I like calling it the post-mortem but there are many other names for it, from wrap-up to release party to the more common sprint retrospective. This is the moment where you analyze why you've not matched your targets, what you've done well and how you can improve the process.

This goes bad when the blame game starts being played. The only way to get something efficient out of a post-mortem is for everybody to understand and agree that estimates are exactly that, estimates. This also means that you accept that you're late and can explain what were the reasons, ranging from your lack of skills to dependencies on other components. No one should get penalized for encountering problems.

The half scrum

Another common misconception is that you can adopt a few bits of Scrum and be successful. I've never seen a project with a bit of scrum in there succeed. Neither have I seen a big plan project succeed without a very strong structure to compensate for the unreliable nature of software development. All in all, because Ralph can't decide which bits of a methodology he's going to use, he uses a bit of everything. This is a recipe for disaster and confusion.

The split responsabilites

This one is tricky. One of the most important bits is the work split. Having each developer work on a different component is a normal occurrence. However, you'll often find that on small teams, it is more efficient to work altogether on one thing rather than split each developer on each project. Assigning ownership to part of the projects to one-man team destroys communication between developers, reduces the rate at which they can code, and ends up more often than not with an inability to deliver anything in a sprint: You do half of two tasks instead of finishing one task well.

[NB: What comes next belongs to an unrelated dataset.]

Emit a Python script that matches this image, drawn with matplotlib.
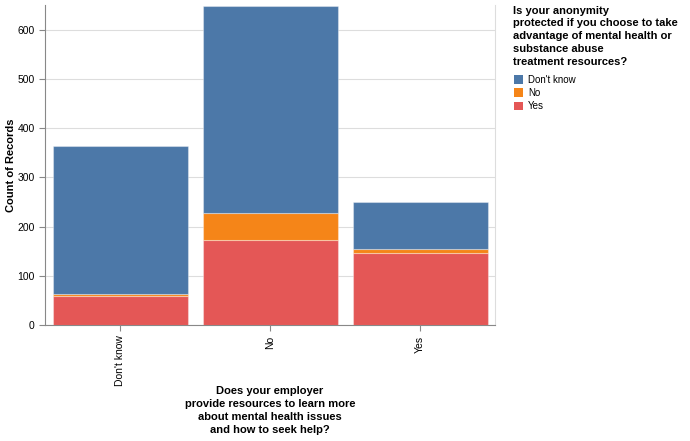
import matplotlib.pyplot as plt
from matplotlib.patches import Patch
import numpy as np

plt.rcParams['font.family'] = ['Liberation Sans', 'DejaVu Sans']

employer = ["Don't know", "No", "Yes"]
answers = ["Don't know", "No", "Yes"]
# stacked counts per employer answer (bottom -> top: Yes, No, Don't know)
yes_counts = [59, 172, 146]
no_counts = [3, 56, 8]
dontknow_counts = [302, 419, 96]
colors = {"Don't know": "#4c78a8", "No": "#f58518", "Yes": "#e45756"}

W, H = 690, 441
fig = plt.figure(figsize=(6.9, 4.41), dpi=100)
ax = fig.add_axes([45 / W, 116 / H, 450 / W, 320 / H])

x = np.arange(len(employer))
bottom = np.zeros(len(employer))
for name, vals in [("Yes", yes_counts), ("No", no_counts), ("Don't know", dontknow_counts)]:
    ax.bar(x, vals, width=0.9, bottom=bottom, color=colors[name],
           edgecolor=(1, 1, 1, 0.35), linewidth=0.8, zorder=3)
    bottom += np.array(vals)

ax.set_xlim(-0.5, 2.5)
ax.set_ylim(0, 650)
ax.set_yticks(range(0, 700, 100))
ax.set_xticks(x)
ax.set_xticklabels(employer, rotation=90, fontsize=7.5)
ax.tick_params(axis='y', labelsize=7.5, length=4, color='#888888')
ax.tick_params(axis='x', length=4, color='#888888')
ax.grid(axis='y', color='#dddddd', linewidth=0.8, zorder=0)
ax.spines['top'].set_visible(False)
ax.spines['right'].set_color('#dddddd')
ax.spines['left'].set_color('#888888')
ax.spines['bottom'].set_color('#888888')

fig.text(11 / W, 1 - 165 / H, "Count of Records", rotation=90, ha='center', va='center',
         fontsize=8, fontweight='bold')
fig.text(270 / W, 1 - 386 / H,
         "Does your employer\nprovide resources to learn more\nabout mental health issues\nand how to seek help?",
         ha='center', va='top', fontsize=8, fontweight='bold', linespacing=1.36)

fig.text(513 / W, 1 - 5.5 / H,
         "Is your anonymity\nprotected if you choose to take\nadvantage of mental health or\nsubstance abuse\ntreatment resources?",
         ha='left', va='top', fontsize=8, fontweight='bold', linespacing=1.36)

handles = [Patch(facecolor=colors[a], edgecolor='none', label=a) for a in answers]
leg = fig.legend(handles=handles, loc='upper left', bbox_to_anchor=(510 / W, 1 - 71 / H),
                 frameon=False, fontsize=7, handlelength=0.95, handleheight=0.95,
                 handletextpad=0.5, labelspacing=0.32, borderaxespad=0)

fig.savefig("out.png", dpi=100)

Ralph often likes to separate his eggs and have each developer in charge of one bit, so he can go and manage each of them individually. It becomes much easier for his excel spreadsheet. This silo development undermines the concept of working as a team, and often comes from Ralph trying to regain control on a project he has no visibility on. As we've seen before, visibility is there, but Ralph refuses to change his ways and embrace the reason behind agile. This is once again a recipe for disaster.

Conclusion

Here's a recap of all the bad habits Ralph has:

  • He gives up code quality to try and achieve deliveries
  • He's taking away from the business the choice of what gets delivered and the prioritisation of those elements
  • He lives in fear of telling the business how things are really going
  • He believes it will be easier to deliver now and refactor later (the prototype is your v1)
  • He does not care about finding the cause of an issue and focuses only on the work-around
  • He can and need to understand and decide how the software is written and who writes what
  • He has to give orders (it's often the case that Ralph is the project manager but not your line manager...)
  • He doesn't respect the daily meeting
  • He wants to fill his 12 month plan and doesn't track the sprint backlog (the tasks on the whiteboard)
  • He wants the help of developers to do his 12-month plan, because the tasks are not enough (after all he doesn't track them)
  • He believes the plan is the solution to everything
  • He believes he's good enough to reinvent a methodology by mixing bits and pieces
  • He believes in splitting people to split tasks and regain control (silo development)

This Ralph is a disastrous scenario and very rarely will you encounter people showing all those signs. But if you try to deliver software in this day and age, and you can see in your project management more than a few of those points, I would advise extreme caution, as I believe you'll end up failing on your deliveries and ending up with a unmotivated team.

On a bright note, Ian Cooper told me once something that I kept at heart: everybody tries to do the right thing. Not knowing and fearing are normal things, failing is part of learning, and people willing to evolve overcome those limitations. Great managers are the ones that take the knowledge from their coworkers, embrace that change and adapt to and work with and for the people they manage.